Copy the first line of the entries below and every line after it through the line containing "import plotly.graph_objects as go". Do not include pictures.

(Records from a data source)
--- --- ---

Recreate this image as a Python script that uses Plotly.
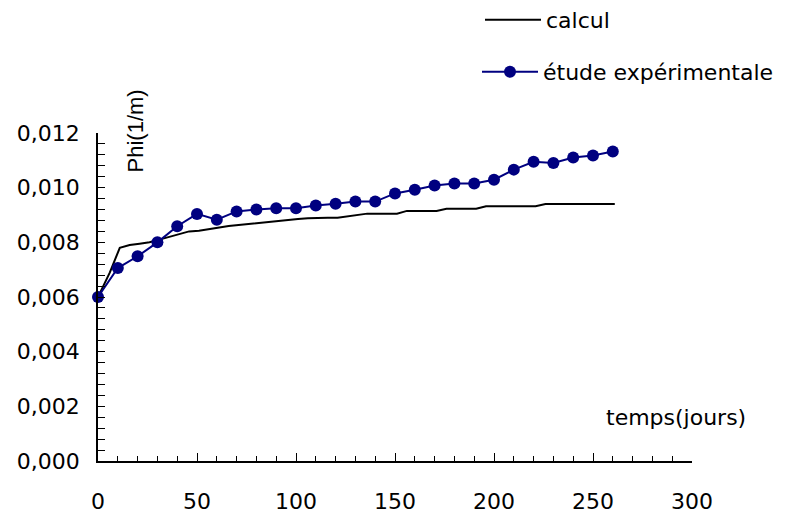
import plotly.graph_objects as go

# étude expérimentale (points tous les 10 jours)
jours_exp = [0, 10, 20, 30, 40, 50, 60, 70, 80, 90, 100, 110, 120, 130, 140,
             150, 160, 170, 180, 190, 200, 210, 220, 230, 240, 250, 260]
phi_exp = [0.0060, 0.00706, 0.00749, 0.0080, 0.00859, 0.00904, 0.00883, 0.00913,
           0.0092, 0.00925, 0.00925, 0.00935, 0.00941, 0.00949, 0.00949, 0.00979,
           0.00992, 0.01008, 0.01015, 0.01015, 0.01029, 0.01066, 0.01095, 0.0109,
           0.0111, 0.01118, 0.01132]

# calcul
jours_calc = [0, 6, 11, 16, 21, 26, 31, 36, 41, 46,
              51, 56, 61, 66, 71, 76, 81, 86, 91, 96,
              101, 106, 111, 116, 121, 126, 131, 136, 141, 146,
              151, 156, 161, 166, 171, 176, 181, 186, 191, 196,
              201, 206, 211, 216, 221, 226, 231, 236, 241, 246,
              251, 256, 261]
phi_calc = [0.0060, 0.0069, 0.0078, 0.0079, 0.00795, 0.0080, 0.0081, 0.0082, 0.0083, 0.0084,
            0.00842, 0.00848, 0.00855, 0.0086, 0.00863, 0.00867, 0.0087, 0.00874, 0.00878, 0.00882,
            0.00885, 0.00888, 0.0089, 0.0089, 0.0089, 0.00895, 0.0090, 0.00905, 0.00905, 0.00905,
            0.00905, 0.00915, 0.00915, 0.00915, 0.00915, 0.00923, 0.00923, 0.00923, 0.00923, 0.00932,
            0.00932, 0.00932, 0.00932, 0.00932, 0.00932, 0.0094, 0.0094, 0.0094, 0.0094, 0.0094,
            0.0094, 0.0094, 0.0094]

FONT = "DejaVu Sans"

fig = go.Figure()
fig.add_trace(go.Scatter(
    x=jours_calc, y=phi_calc, name="calcul", mode="lines",
    line=dict(color="black", width=2), cliponaxis=False, legend="legend"
))
fig.add_trace(go.Scatter(
    x=jours_exp, y=phi_exp, name="étude expérimentale", mode="lines+markers",
    line=dict(color="#000080", width=2),
    marker=dict(color="#000080", size=12, symbol="circle"),
    cliponaxis=False, legend="legend2"
))

axis_common = dict(
    showline=True, linecolor="black", linewidth=1.5, mirror=False,
    showgrid=False, zeroline=False, automargin=False,
    ticks="inside", tickcolor="black", tickwidth=1.2,
    tickfont=dict(family=FONT, size=22, color="black"),
)

legend_common = dict(
    xref="container", yref="container", xanchor="left", yanchor="middle",
    bgcolor="rgba(0,0,0,0)", font=dict(family=FONT, size=22, color="black"),
    itemwidth=56,
)

# the page body adds an 8px offset, margins are set to compensate
fig.update_layout(
    width=786, height=513,
    margin=dict(l=90, r=102, t=125, b=60, autoexpand=False),
    paper_bgcolor="white", plot_bgcolor="white",
    separators=", ",
    showlegend=True,
    xaxis=dict(range=[0, 300], tick0=0, dtick=50, ticklen=8, ticklabelstandoff=20,
               minor=dict(dtick=10, ticks="inside", ticklen=5, tickcolor="black", tickwidth=1.2),
               **axis_common),
    yaxis=dict(range=[0, 0.012], tick0=0, dtick=0.002, tickformat=".3f", ticklen=7,
               ticklabelstandoff=12,
               minor=dict(dtick=0.0004, ticks="inside", ticklen=7, tickcolor="black", tickwidth=1.2),
               **axis_common),
    legend=dict(x=472 / 786, y=1 - 12 / 513, **legend_common),
    legend2=dict(x=469 / 786, y=1 - 64 / 513, **legend_common),
    annotations=[
        dict(text="Phi(1/m)", x=0.063, y=1.006, xref="paper", yref="paper",
             xanchor="center", yanchor="middle",
             textangle=-90, showarrow=False,
             font=dict(family="Liberation Sans", size=22, color="black")),
        dict(text="temps(jours)", x=0.973, y=0.133, xref="paper", yref="paper",
             xanchor="center", yanchor="middle",
             showarrow=False, font=dict(family=FONT, size=22, color="black")),
    ],
)

fig.write_html("out.html")
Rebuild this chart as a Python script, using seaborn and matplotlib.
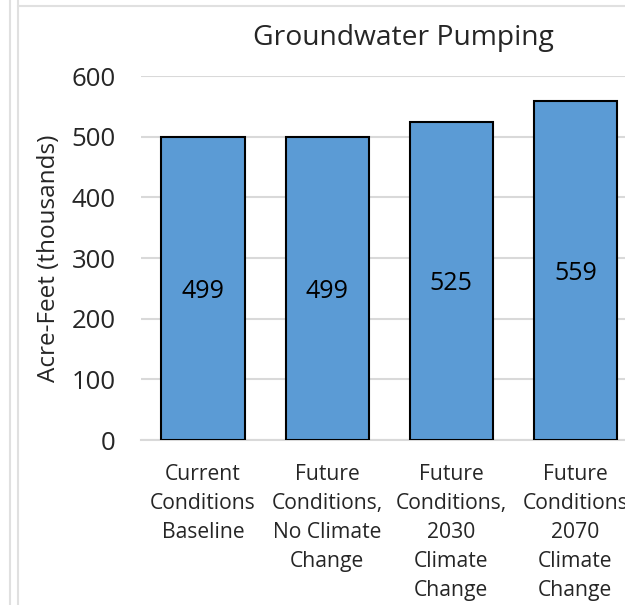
import pandas as pd
import numpy as np
import matplotlib
matplotlib.use('Agg')
import matplotlib.pyplot as plt
import seaborn as sns

# Data
scenarios = ['Current\nConditions\nBaseline',
             'Future\nConditions,\nNo Climate\nChange',
             'Future\nConditions,\n2030\nClimate\nChange',
             'Future\nConditions\n2070\nClimate\nChange']
pumping = [499, 499, 525, 559]
yticks = [0, 100, 200, 300, 400, 500, 600]

df = pd.DataFrame({'Scenario': scenarios, 'Pumping': pumping})

sns.set_style('white')
plt.rcParams['font.family'] = ['Open Sans', 'DejaVu Sans']

fig = plt.figure(figsize=(6.25, 6.05), dpi=100)
ax = fig.add_axes([141 / 625, 1 - 440 / 605, 1 - 141 / 625, (440 - 76) / 605])

sns.barplot(data=df, x='Scenario', y='Pumping', color='#5B9BD5', width=0.67,
            edgecolor='black', linewidth=1.5, saturation=1, ax=ax, zorder=3)

# value labels in the middle of each bar
for i, v in enumerate(pumping):
    ax.text(i, v / 2, str(v), ha='center', va='center_baseline', fontsize=18, color='black', zorder=4)

ax.set_ylim(0, 600)
ax.set_xlim(-0.5, 3.4)
ax.set_yticks(yticks)
ax.set_yticklabels([str(t) for t in yticks], fontsize=18.5)
ax.tick_params(axis='y', length=0, pad=18)
ax.tick_params(axis='x', length=0, pad=17, labelsize=15.2)
for lbl in ax.get_xticklabels():
    lbl.set_linespacing(1.5)
ax.grid(axis='y', color='#D9D9D9', linewidth=1.5, zorder=0)
ax.set_axisbelow(True)
for s in ['top', 'right', 'left']:
    ax.spines[s].set_visible(False)
ax.spines['bottom'].set_color('#D9D9D9')
ax.spines['bottom'].set_linewidth(1.5)
ax.set_xlabel('')
ax.set_ylabel('Acre-Feet (thousands)', fontsize=17.5, labelpad=8)

fig.text(403 / 625, 1 - 38 / 605, 'Groundwater Pumping', ha='center', va='center', fontsize=20.3)

# faint frame lines from the cropped chart area
fig.add_artist(plt.Line2D([10 / 625, 10 / 625], [0, 1], color='#E0E0E0', lw=1.5))
fig.add_artist(plt.Line2D([18 / 625, 18 / 625], [0, 1], color='#E0E0E0', lw=1.5))
fig.add_artist(plt.Line2D([18 / 625, 1], [1 - 6 / 605, 1 - 6 / 605], color='#E0E0E0', lw=1.5))

fig.savefig('out.png', dpi=100)
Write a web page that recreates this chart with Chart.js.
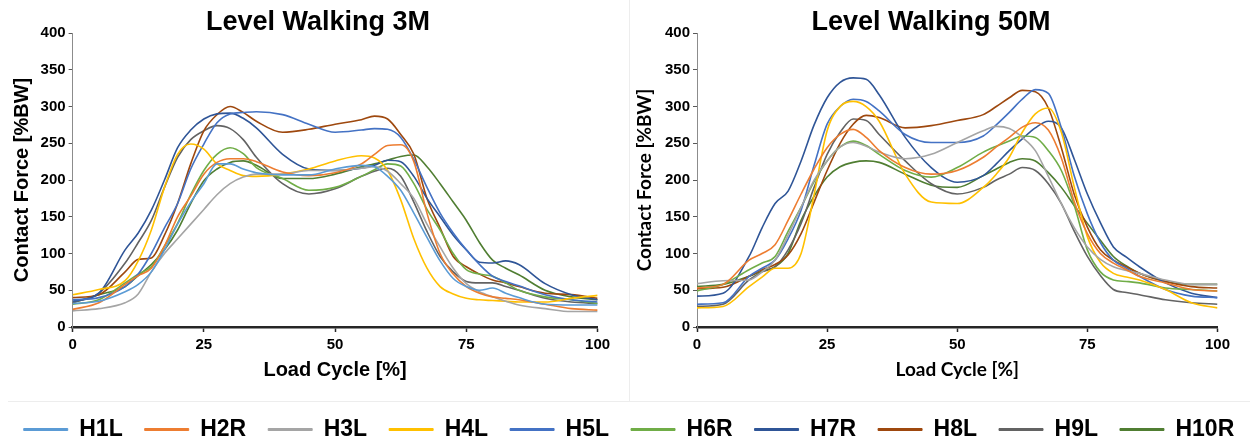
<!DOCTYPE html>
<html>
<head>
<meta charset="utf-8">
<script src="https://cdn.jsdelivr.net/npm/chart.js@4.4.1/dist/chart.umd.min.js"></script>
<style>
    html, body { margin: 0; padding: 0; background: #fff; }
    body { width: 1258px; height: 443px; position: relative; overflow: hidden; }
    canvas { position: absolute; }
    #chart3m { left: 0; top: 0; }
    #chart50m { left: 629px; top: 0; }
    #legendChart { left: 0; top: 396px; }
    .frame { position: absolute; background: #ededed; }
</style>
</head>
<body>
<div class="frame" style="left:8px;top:401px;width:1242px;height:1px"></div>
<div class="frame" style="left:629px;top:0;width:1px;height:402px"></div>
<canvas id="chart3m" width="636" height="402"></canvas>
<canvas id="chart50m" width="605" height="402"></canvas>
<canvas id="legendChart" width="1258" height="130"></canvas>
<script>
// ==================== ДАННЫЕ ====================

// Load cycle [%] sample positions (shared by all series)
const loadCycle = [0, 5, 10, 12.5, 15, 17.5, 20, 22.5, 25, 27.5, 30, 32.5, 35, 40, 45, 50, 55, 57.5, 60, 62.5, 65, 67.5, 70, 72.5, 75, 77.5, 80, 82.5, 85, 90, 95, 100];
const xTicks = [0, 25, 50, 75, 100];
const yTicks = [0, 50, 100, 150, 200, 250, 300, 350, 400];
const subjects = ['H1L', 'H2R', 'H3L', 'H4L', 'H5L', 'H6R', 'H7R', 'H8L', 'H9L', 'H10R'];

// Level walking 3M, contact force [%BW]
const w3_H1L  = [32, 35, 48, 58, 75, 105, 140, 170, 195, 222, 222, 215, 210, 207, 207, 215, 220, 218, 205, 186, 155, 122, 90, 66, 55, 50, 53, 46, 40, 31, 30, 30];
const w3_H2R  = [24, 33, 58, 70, 80, 110, 150, 178, 208, 224, 229, 229, 225, 211, 206, 210, 222, 235, 247, 248, 225, 155, 100, 72, 55, 46, 41, 39, 37, 31, 25, 23];
const w3_H3L  = [22, 25, 33, 45, 75, 100, 120, 140, 160, 180, 195, 204, 208, 208, 213, 213, 216, 218, 212, 195, 175, 140, 109, 80, 59, 48, 41, 35, 30, 25, 21, 21];
const w3_H4L  = [44, 51, 63, 90, 132, 190, 235, 249, 242, 222, 213, 206, 205, 208, 215, 226, 233, 230, 213, 173, 120, 80, 55, 45, 39, 37, 36, 35, 34, 34, 39, 43];
const w3_H5L  = [37, 40, 55, 72, 100, 135, 168, 215, 249, 278, 290, 292, 293, 289, 276, 265, 268, 270, 269, 258, 228, 190, 155, 128, 105, 85, 69, 62, 56, 44, 37, 34];
const w3_H6R  = [31, 37, 60, 72, 82, 110, 141, 180, 213, 235, 244, 236, 217, 202, 186, 190, 205, 214, 222, 219, 195, 160, 132, 100, 78, 72, 69, 60, 50, 41, 37, 32];
const w3_H7R  = [35, 46, 105, 128, 159, 200, 244, 268, 283, 290, 291, 284, 271, 235, 215, 213, 216, 220, 227, 225, 205, 175, 150, 125, 105, 88, 87, 90, 85, 59, 44, 37];
const w3_H8L  = [40, 44, 75, 92, 94, 125, 168, 222, 267, 289, 300, 292, 280, 265, 269, 276, 282, 287, 283, 262, 235, 175, 135, 96, 82, 72, 64, 60, 55, 46, 44, 39];
const w3_H9L  = [33, 46, 87, 115, 145, 190, 231, 255, 267, 274, 270, 255, 231, 195, 181, 188, 205, 212, 216, 205, 170, 130, 96, 75, 62, 60, 60, 55, 50, 39, 34, 32];
const w3_H10R = [33, 44, 55, 70, 85, 105, 132, 168, 199, 215, 224, 226, 220, 202, 202, 208, 218, 222, 227, 232, 234, 218, 195, 170, 145, 115, 91, 80, 71, 50, 41, 37];

// Level walking 50M, contact force [%BW]
const w50_H2R  = [53, 58, 91, 100, 112, 145, 181, 215, 244, 262, 269, 258, 240, 217, 208, 213, 231, 245, 258, 272, 278, 268, 230, 170, 127, 100, 87, 78, 69, 60, 51, 49];
const w50_H3L  = [59, 63, 64, 75, 91, 125, 163, 200, 226, 245, 251, 246, 238, 229, 235, 251, 267, 273, 270, 258, 240, 205, 168, 135, 109, 92, 82, 77, 73, 64, 58, 58];
const w50_H4L  = [26, 28, 55, 68, 80, 80, 100, 180, 267, 300, 307, 300, 280, 208, 170, 168, 190, 208, 231, 265, 290, 298, 265, 190, 123, 88, 73, 68, 64, 51, 33, 26];
const w50_H5L  = [31, 33, 69, 80, 91, 120, 159, 220, 276, 300, 310, 307, 294, 262, 251, 251, 260, 275, 292, 310, 323, 318, 271, 205, 154, 115, 91, 80, 69, 51, 42, 40];
const w50_H6R  = [49, 58, 78, 87, 96, 130, 163, 198, 226, 245, 253, 247, 235, 213, 204, 217, 238, 246, 253, 260, 258, 240, 213, 165, 105, 75, 64, 62, 60, 53, 51, 49];
const w50_H7R  = [42, 46, 96, 135, 168, 185, 226, 275, 312, 333, 339, 337, 316, 258, 217, 197, 206, 222, 240, 256, 271, 280, 271, 228, 181, 142, 109, 95, 82, 60, 46, 40];
const w50_H8L  = [52, 54, 69, 78, 85, 98, 127, 170, 213, 250, 276, 288, 285, 271, 274, 281, 289, 300, 312, 322, 320, 298, 244, 180, 136, 105, 91, 82, 73, 62, 55, 53];
const w50_H9L  = [28, 31, 64, 75, 82, 105, 141, 190, 235, 265, 283, 281, 262, 226, 195, 181, 190, 200, 208, 217, 213, 195, 168, 130, 96, 70, 51, 47, 44, 37, 33, 31];
const w50_H10R = [55, 58, 69, 76, 82, 100, 145, 178, 204, 218, 224, 226, 224, 208, 193, 190, 206, 215, 224, 229, 226, 210, 190, 165, 141, 118, 96, 83, 73, 62, 58, 58];

// ==================== ОФОРМЛЕНИЕ ====================

const subjectColors = {
    H1L: '#5B9BD5', H2R: '#ED7D31', H3L: '#A5A5A5', H4L: '#FFC000', H5L: '#4472C4',
    H6R: '#70AD47', H7R: '#2F5597', H8L: '#9E480E', H9L: '#636363', H10R: '#507E32'
};
const ARIAL = "'Liberation Sans', Arial, sans-serif";
const CALIBRI = "Lato, 'Liberation Sans', sans-serif";

/**
 * Один график "Contact Force" по циклу нагрузки
 */
function renderForceChart(canvasId, title, series, layout) {
    const ctx = document.getElementById(canvasId).getContext('2d');
    return new Chart(ctx, {
        type: 'line',
        data: {
            datasets: series.map(([name, values]) => ({
                label: name,
                data: loadCycle.map((x, i) => ({ x: x, y: values[i] })),
                borderColor: subjectColors[name],
                backgroundColor: subjectColors[name],
                borderWidth: 1.6,
                pointRadius: 0,
                cubicInterpolationMode: 'monotone',
                fill: false
            }))
        },
        options: {
            responsive: false,
            animation: false,
            events: [],
            // left padding only shifts the centred title; the y axis width is forced below
            layout: { padding: { left: layout.padLeft, right: layout.padRight, top: 0, bottom: 0 } },
            plugins: {
                legend: { display: false },
                tooltip: { enabled: false },
                title: {
                    display: true,
                    text: title,
                    color: '#000',
                    font: { family: ARIAL, size: 27, weight: 'bold', lineHeight: 0.78 },
                    padding: { top: 12, bottom: 0 }
                }
            },
            scales: {
                x: {
                    type: 'linear',
                    min: 0,
                    max: 100,
                    afterBuildTicks: (scale) => { scale.ticks = xTicks.map(v => ({ value: v })); },
                    afterFit: (scale) => { scale.height = 75; },
                    grid: { drawOnChartArea: false, drawTicks: true, tickLength: 5, tickColor: '#262626', tickWidth: 1.5 },
                    border: { color: '#262626', width: 2.5 },
                    ticks: { color: '#000', padding: 4, maxRotation: 0, font: { family: ARIAL, size: 15, weight: 'bold' } },
                    title: {
                        display: true,
                        text: 'Load Cycle [%]',
                        color: '#000',
                        font: { family: layout.axisFont, size: layout.axisSize, weight: 'bold' },
                        padding: { top: 0, bottom: layout.xTitlePad }
                    }
                },
                y: {
                    min: 0,
                    max: 400,
                    afterBuildTicks: (scale) => { scale.ticks = yTicks.map(v => ({ value: v })); },
                    afterFit: (scale) => { scale.width = layout.yAxisX - layout.padLeft; },
                    grid: { drawOnChartArea: false, drawTicks: true, tickLength: 4, tickColor: '#595959', tickWidth: 1 },
                    border: { color: '#8c8c8c', width: 1 },
                    ticks: { color: '#000', padding: 3, font: { family: ARIAL, size: 15, weight: 'bold' } },
                    title: {
                        display: true,
                        text: 'Contact Force [%BW]',
                        color: '#000',
                        font: { family: layout.axisFont, size: layout.axisSize, weight: 'bold' },
                        padding: { top: layout.yTitlePad, bottom: 0 }
                    }
                }
            }
        }
    });
}

renderForceChart('chart3m', 'Level Walking 3M', [
    ['H1L', w3_H1L], ['H2R', w3_H2R], ['H3L', w3_H3L], ['H4L', w3_H4L], ['H5L', w3_H5L],
    ['H6R', w3_H6R], ['H7R', w3_H7R], ['H8L', w3_H8L], ['H9L', w3_H9L], ['H10R', w3_H10R]
], { padLeft: 38.4, padRight: 38.4, yAxisX: 72.6, axisFont: ARIAL, axisSize: 20, xTitlePad: 20, yTitlePad: 10.5 - 38.4 });

renderForceChart('chart50m', 'Level Walking 50M', [
    ['H2R', w50_H2R], ['H3L', w50_H3L], ['H4L', w50_H4L], ['H5L', w50_H5L],
    ['H6R', w50_H6R], ['H7R', w50_H7R], ['H8L', w50_H8L], ['H9L', w50_H9L], ['H10R', w50_H10R]
], { padLeft: 14, padRight: 15, yAxisX: 68, axisFont: CALIBRI, axisSize: 19, xTitlePad: 20.6, yTitlePad: 4.6 - 14 });

// Общая легенда снизу
new Chart(document.getElementById('legendChart').getContext('2d'), {
    type: 'line',
    data: {
        datasets: subjects.map(name => ({
            label: name,
            data: [],
            borderColor: subjectColors[name],
            backgroundColor: subjectColors[name],
            borderWidth: 1
        }))
    },
    options: {
        responsive: false,
        animation: false,
        events: [],
        scales: { x: { display: false }, y: { display: false } },
        plugins: {
            tooltip: { enabled: false },
            legend: {
                display: true,
                position: 'top',
                labels: {
                    boxWidth: 44,
                    boxHeight: 2,
                    padding: 22,
                    color: '#000',
                    font: { family: ARIAL, size: 23, weight: 'bold' }
                }
            }
        }
    }
});
</script>
</body>
</html>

--- --- ---

(FULL OUTPUT)
Recreate this image as a Python script that uses Plotly.
import plotly.graph_objects as go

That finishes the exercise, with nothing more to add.